%%

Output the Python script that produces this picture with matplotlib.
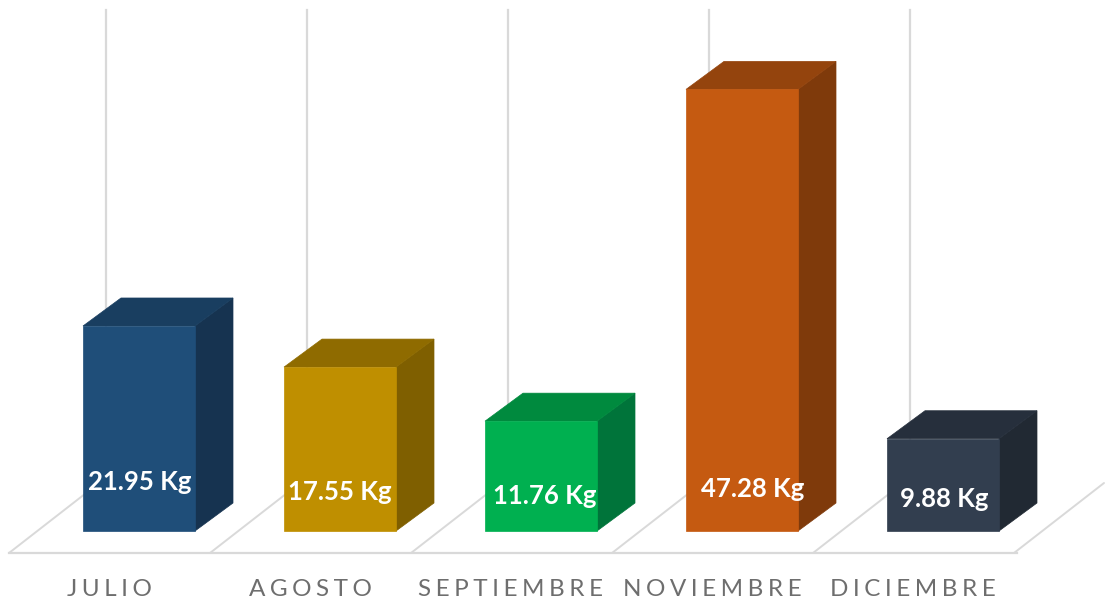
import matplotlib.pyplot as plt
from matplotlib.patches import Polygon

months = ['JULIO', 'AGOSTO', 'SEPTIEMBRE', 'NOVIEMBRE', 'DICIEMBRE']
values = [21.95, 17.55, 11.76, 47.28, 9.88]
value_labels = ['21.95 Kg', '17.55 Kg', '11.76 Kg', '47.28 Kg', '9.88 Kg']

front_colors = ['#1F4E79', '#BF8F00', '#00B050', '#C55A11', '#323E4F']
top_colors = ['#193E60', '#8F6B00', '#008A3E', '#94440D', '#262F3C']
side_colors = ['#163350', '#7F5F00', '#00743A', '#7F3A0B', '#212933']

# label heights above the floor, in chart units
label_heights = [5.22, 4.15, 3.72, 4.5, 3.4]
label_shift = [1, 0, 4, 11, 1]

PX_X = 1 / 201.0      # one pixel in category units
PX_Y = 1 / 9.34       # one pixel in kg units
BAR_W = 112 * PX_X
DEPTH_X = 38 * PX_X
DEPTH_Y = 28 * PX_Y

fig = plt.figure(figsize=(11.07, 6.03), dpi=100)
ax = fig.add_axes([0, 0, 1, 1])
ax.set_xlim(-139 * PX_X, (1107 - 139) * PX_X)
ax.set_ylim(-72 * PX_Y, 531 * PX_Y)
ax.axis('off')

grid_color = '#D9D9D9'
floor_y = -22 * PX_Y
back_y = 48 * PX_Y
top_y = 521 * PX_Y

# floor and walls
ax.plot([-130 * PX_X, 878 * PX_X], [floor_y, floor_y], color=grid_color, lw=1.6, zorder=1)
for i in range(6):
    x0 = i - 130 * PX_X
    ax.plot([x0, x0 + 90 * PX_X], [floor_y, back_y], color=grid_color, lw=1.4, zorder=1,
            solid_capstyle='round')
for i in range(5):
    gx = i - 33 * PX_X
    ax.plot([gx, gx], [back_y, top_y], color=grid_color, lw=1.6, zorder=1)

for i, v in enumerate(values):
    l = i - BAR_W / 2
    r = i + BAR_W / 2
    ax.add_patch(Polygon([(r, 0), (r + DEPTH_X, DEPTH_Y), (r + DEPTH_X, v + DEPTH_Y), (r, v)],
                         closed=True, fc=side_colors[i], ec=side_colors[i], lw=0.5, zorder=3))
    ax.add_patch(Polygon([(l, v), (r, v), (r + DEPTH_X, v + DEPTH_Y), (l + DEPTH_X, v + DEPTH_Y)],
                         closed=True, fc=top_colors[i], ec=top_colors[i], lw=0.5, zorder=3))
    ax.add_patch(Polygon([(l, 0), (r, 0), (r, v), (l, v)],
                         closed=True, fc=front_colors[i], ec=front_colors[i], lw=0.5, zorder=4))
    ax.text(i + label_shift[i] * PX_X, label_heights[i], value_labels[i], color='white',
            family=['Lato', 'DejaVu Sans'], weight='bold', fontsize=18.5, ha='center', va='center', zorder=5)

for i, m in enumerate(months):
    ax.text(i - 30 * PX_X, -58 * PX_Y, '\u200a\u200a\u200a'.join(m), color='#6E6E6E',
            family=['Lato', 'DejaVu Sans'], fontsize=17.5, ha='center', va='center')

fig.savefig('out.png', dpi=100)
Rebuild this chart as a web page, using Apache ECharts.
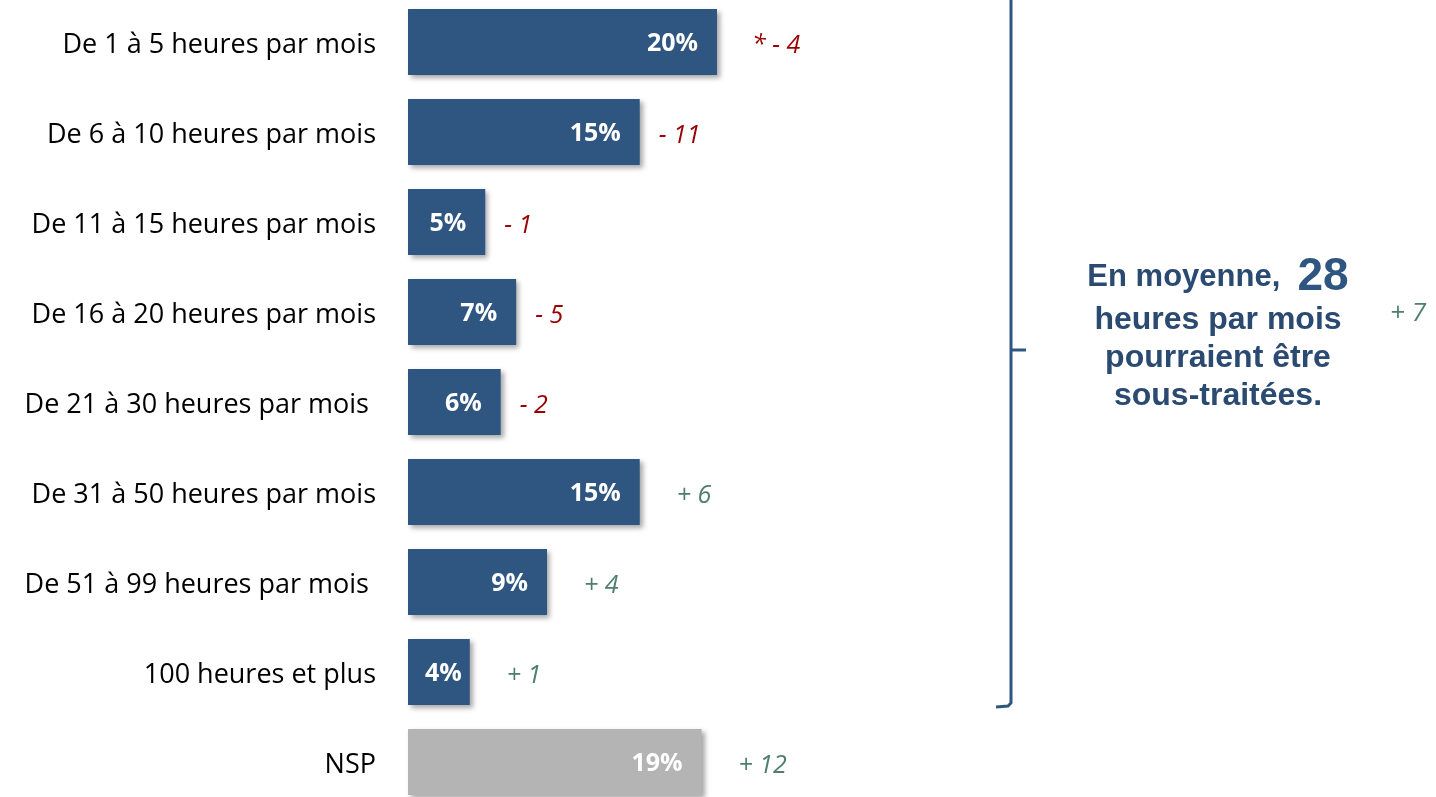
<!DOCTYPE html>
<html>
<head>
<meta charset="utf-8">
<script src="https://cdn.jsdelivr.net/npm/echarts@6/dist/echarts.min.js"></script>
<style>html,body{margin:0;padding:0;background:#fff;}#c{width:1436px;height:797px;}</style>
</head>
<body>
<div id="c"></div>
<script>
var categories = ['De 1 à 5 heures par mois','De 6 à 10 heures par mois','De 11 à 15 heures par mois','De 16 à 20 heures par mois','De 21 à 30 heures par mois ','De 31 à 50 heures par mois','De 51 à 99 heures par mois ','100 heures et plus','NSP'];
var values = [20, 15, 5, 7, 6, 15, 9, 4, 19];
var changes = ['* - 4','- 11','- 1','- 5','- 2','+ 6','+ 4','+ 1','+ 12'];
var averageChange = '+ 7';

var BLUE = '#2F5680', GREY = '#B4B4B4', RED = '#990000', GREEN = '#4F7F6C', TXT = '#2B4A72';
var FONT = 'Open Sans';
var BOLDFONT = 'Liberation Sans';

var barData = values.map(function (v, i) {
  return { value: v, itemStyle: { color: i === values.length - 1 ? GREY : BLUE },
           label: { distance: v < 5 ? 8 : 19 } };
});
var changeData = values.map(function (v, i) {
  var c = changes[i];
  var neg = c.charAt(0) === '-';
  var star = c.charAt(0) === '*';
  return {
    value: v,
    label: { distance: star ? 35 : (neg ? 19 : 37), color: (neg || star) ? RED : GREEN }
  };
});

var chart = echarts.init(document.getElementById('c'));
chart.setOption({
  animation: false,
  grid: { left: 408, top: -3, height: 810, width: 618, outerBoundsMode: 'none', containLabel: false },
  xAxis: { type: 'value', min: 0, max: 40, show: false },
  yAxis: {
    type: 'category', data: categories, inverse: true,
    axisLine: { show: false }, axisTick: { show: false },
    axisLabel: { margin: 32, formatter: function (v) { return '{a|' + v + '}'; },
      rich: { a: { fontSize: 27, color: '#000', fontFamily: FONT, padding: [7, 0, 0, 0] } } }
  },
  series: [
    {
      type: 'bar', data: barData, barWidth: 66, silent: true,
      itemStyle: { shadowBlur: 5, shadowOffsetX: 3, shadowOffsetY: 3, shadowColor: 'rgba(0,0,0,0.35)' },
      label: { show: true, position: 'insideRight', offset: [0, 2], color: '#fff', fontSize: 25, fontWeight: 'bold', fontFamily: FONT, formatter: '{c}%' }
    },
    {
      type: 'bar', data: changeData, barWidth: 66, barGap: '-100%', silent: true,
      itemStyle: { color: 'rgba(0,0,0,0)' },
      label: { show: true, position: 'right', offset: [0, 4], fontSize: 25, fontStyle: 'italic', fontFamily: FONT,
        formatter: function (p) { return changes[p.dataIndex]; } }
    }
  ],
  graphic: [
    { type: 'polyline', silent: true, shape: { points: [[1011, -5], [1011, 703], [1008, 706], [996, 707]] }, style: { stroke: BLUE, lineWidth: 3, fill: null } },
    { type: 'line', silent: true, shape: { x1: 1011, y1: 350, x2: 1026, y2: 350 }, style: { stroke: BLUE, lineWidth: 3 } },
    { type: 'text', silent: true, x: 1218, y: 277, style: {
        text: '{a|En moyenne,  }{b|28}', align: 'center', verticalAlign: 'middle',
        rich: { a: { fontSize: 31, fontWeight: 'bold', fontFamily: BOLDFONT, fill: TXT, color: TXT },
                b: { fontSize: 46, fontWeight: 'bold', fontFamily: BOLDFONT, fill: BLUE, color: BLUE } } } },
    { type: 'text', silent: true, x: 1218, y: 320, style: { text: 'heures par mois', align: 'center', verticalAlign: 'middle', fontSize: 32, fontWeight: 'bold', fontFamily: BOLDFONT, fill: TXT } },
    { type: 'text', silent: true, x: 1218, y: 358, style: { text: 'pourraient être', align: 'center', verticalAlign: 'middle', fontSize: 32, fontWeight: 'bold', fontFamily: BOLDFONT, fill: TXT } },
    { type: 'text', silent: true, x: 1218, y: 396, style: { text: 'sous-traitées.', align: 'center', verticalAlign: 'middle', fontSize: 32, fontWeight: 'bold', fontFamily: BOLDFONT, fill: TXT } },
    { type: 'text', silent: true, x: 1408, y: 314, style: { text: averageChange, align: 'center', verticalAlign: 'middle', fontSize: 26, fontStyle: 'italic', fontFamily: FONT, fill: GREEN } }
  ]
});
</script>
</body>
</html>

%%

• WHAT YOU SHOULD DO:
Output all of the entries verbatim, leaving out any images.

• EXERCISE RESULT:
Output the Python script that produces this picture with matplotlib.
import matplotlib.pyplot as plt
from matplotlib.patches import Polygon

months = ['JULIO', 'AGOSTO', 'SEPTIEMBRE', 'NOVIEMBRE', 'DICIEMBRE']
values = [21.95, 17.55, 11.76, 47.28, 9.88]
value_labels = ['21.95 Kg', '17.55 Kg', '11.76 Kg', '47.28 Kg', '9.88 Kg']

front_colors = ['#1F4E79', '#BF8F00', '#00B050', '#C55A11', '#323E4F']
top_colors = ['#193E60', '#8F6B00', '#008A3E', '#94440D', '#262F3C']
side_colors = ['#163350', '#7F5F00', '#00743A', '#7F3A0B', '#212933']

# label heights above the floor, in chart units
label_heights = [5.22, 4.15, 3.72, 4.5, 3.4]
label_shift = [1, 0, 4, 11, 1]

PX_X = 1 / 201.0      # one pixel in category units
PX_Y = 1 / 9.34       # one pixel in kg units
BAR_W = 112 * PX_X
DEPTH_X = 38 * PX_X
DEPTH_Y = 28 * PX_Y

fig = plt.figure(figsize=(11.07, 6.03), dpi=100)
ax = fig.add_axes([0, 0, 1, 1])
ax.set_xlim(-139 * PX_X, (1107 - 139) * PX_X)
ax.set_ylim(-72 * PX_Y, 531 * PX_Y)
ax.axis('off')

grid_color = '#D9D9D9'
floor_y = -22 * PX_Y
back_y = 48 * PX_Y
top_y = 521 * PX_Y

# floor and walls
ax.plot([-130 * PX_X, 878 * PX_X], [floor_y, floor_y], color=grid_color, lw=1.6, zorder=1)
for i in range(6):
    x0 = i - 130 * PX_X
    ax.plot([x0, x0 + 90 * PX_X], [floor_y, back_y], color=grid_color, lw=1.4, zorder=1,
            solid_capstyle='round')
for i in range(5):
    gx = i - 33 * PX_X
    ax.plot([gx, gx], [back_y, top_y], color=grid_color, lw=1.6, zorder=1)

for i, v in enumerate(values):
    l = i - BAR_W / 2
    r = i + BAR_W / 2
    ax.add_patch(Polygon([(r, 0), (r + DEPTH_X, DEPTH_Y), (r + DEPTH_X, v + DEPTH_Y), (r, v)],
                         closed=True, fc=side_colors[i], ec=side_colors[i], lw=0.5, zorder=3))
    ax.add_patch(Polygon([(l, v), (r, v), (r + DEPTH_X, v + DEPTH_Y), (l + DEPTH_X, v + DEPTH_Y)],
                         closed=True, fc=top_colors[i], ec=top_colors[i], lw=0.5, zorder=3))
    ax.add_patch(Polygon([(l, 0), (r, 0), (r, v), (l, v)],
                         closed=True, fc=front_colors[i], ec=front_colors[i], lw=0.5, zorder=4))
    ax.text(i + label_shift[i] * PX_X, label_heights[i], value_labels[i], color='white',
            family=['Lato', 'DejaVu Sans'], weight='bold', fontsize=18.5, ha='center', va='center', zorder=5)

for i, m in enumerate(months):
    ax.text(i - 30 * PX_X, -58 * PX_Y, '\u200a\u200a\u200a'.join(m), color='#6E6E6E',
            family=['Lato', 'DejaVu Sans'], fontsize=17.5, ha='center', va='center')

fig.savefig('out.png', dpi=100)
Rebuild this chart as a web page, using Apache ECharts.
<!DOCTYPE html>
<html>
<head>
<meta charset="utf-8">
<script src="https://cdn.jsdelivr.net/npm/echarts@6/dist/echarts.min.js"></script>
<style>html,body{margin:0;padding:0;background:#fff;}#c{width:1436px;height:797px;}</style>
</head>
<body>
<div id="c"></div>
<script>
var categories = ['De 1 à 5 heures par mois','De 6 à 10 heures par mois','De 11 à 15 heures par mois','De 16 à 20 heures par mois','De 21 à 30 heures par mois ','De 31 à 50 heures par mois','De 51 à 99 heures par mois ','100 heures et plus','NSP'];
var values = [20, 15, 5, 7, 6, 15, 9, 4, 19];
var changes = ['* - 4','- 11','- 1','- 5','- 2','+ 6','+ 4','+ 1','+ 12'];
var averageChange = '+ 7';

var BLUE = '#2F5680', GREY = '#B4B4B4', RED = '#990000', GREEN = '#4F7F6C', TXT = '#2B4A72';
var FONT = 'Open Sans';
var BOLDFONT = 'Liberation Sans';

var barData = values.map(function (v, i) {
  return { value: v, itemStyle: { color: i === values.length - 1 ? GREY : BLUE },
           label: { distance: v < 5 ? 8 : 19 } };
});
var changeData = values.map(function (v, i) {
  var c = changes[i];
  var neg = c.charAt(0) === '-';
  var star = c.charAt(0) === '*';
  return {
    value: v,
    label: { distance: star ? 35 : (neg ? 19 : 37), color: (neg || star) ? RED : GREEN }
  };
});

var chart = echarts.init(document.getElementById('c'));
chart.setOption({
  animation: false,
  grid: { left: 408, top: -3, height: 810, width: 618, outerBoundsMode: 'none', containLabel: false },
  xAxis: { type: 'value', min: 0, max: 40, show: false },
  yAxis: {
    type: 'category', data: categories, inverse: true,
    axisLine: { show: false }, axisTick: { show: false },
    axisLabel: { margin: 32, formatter: function (v) { return '{a|' + v + '}'; },
      rich: { a: { fontSize: 27, color: '#000', fontFamily: FONT, padding: [7, 0, 0, 0] } } }
  },
  series: [
    {
      type: 'bar', data: barData, barWidth: 66, silent: true,
      itemStyle: { shadowBlur: 5, shadowOffsetX: 3, shadowOffsetY: 3, shadowColor: 'rgba(0,0,0,0.35)' },
      label: { show: true, position: 'insideRight', offset: [0, 2], color: '#fff', fontSize: 25, fontWeight: 'bold', fontFamily: FONT, formatter: '{c}%' }
    },
    {
      type: 'bar', data: changeData, barWidth: 66, barGap: '-100%', silent: true,
      itemStyle: { color: 'rgba(0,0,0,0)' },
      label: { show: true, position: 'right', offset: [0, 4], fontSize: 25, fontStyle: 'italic', fontFamily: FONT,
        formatter: function (p) { return changes[p.dataIndex]; } }
    }
  ],
  graphic: [
    { type: 'polyline', silent: true, shape: { points: [[1011, -5], [1011, 703], [1008, 706], [996, 707]] }, style: { stroke: BLUE, lineWidth: 3, fill: null } },
    { type: 'line', silent: true, shape: { x1: 1011, y1: 350, x2: 1026, y2: 350 }, style: { stroke: BLUE, lineWidth: 3 } },
    { type: 'text', silent: true, x: 1218, y: 277, style: {
        text: '{a|En moyenne,  }{b|28}', align: 'center', verticalAlign: 'middle',
        rich: { a: { fontSize: 31, fontWeight: 'bold', fontFamily: BOLDFONT, fill: TXT, color: TXT },
                b: { fontSize: 46, fontWeight: 'bold', fontFamily: BOLDFONT, fill: BLUE, color: BLUE } } } },
    { type: 'text', silent: true, x: 1218, y: 320, style: { text: 'heures par mois', align: 'center', verticalAlign: 'middle', fontSize: 32, fontWeight: 'bold', fontFamily: BOLDFONT, fill: TXT } },
    { type: 'text', silent: true, x: 1218, y: 358, style: { text: 'pourraient être', align: 'center', verticalAlign: 'middle', fontSize: 32, fontWeight: 'bold', fontFamily: BOLDFONT, fill: TXT } },
    { type: 'text', silent: true, x: 1218, y: 396, style: { text: 'sous-traitées.', align: 'center', verticalAlign: 'middle', fontSize: 32, fontWeight: 'bold', fontFamily: BOLDFONT, fill: TXT } },
    { type: 'text', silent: true, x: 1408, y: 314, style: { text: averageChange, align: 'center', verticalAlign: 'middle', fontSize: 26, fontStyle: 'italic', fontFamily: FONT, fill: GREEN } }
  ]
});
</script>
</body>
</html>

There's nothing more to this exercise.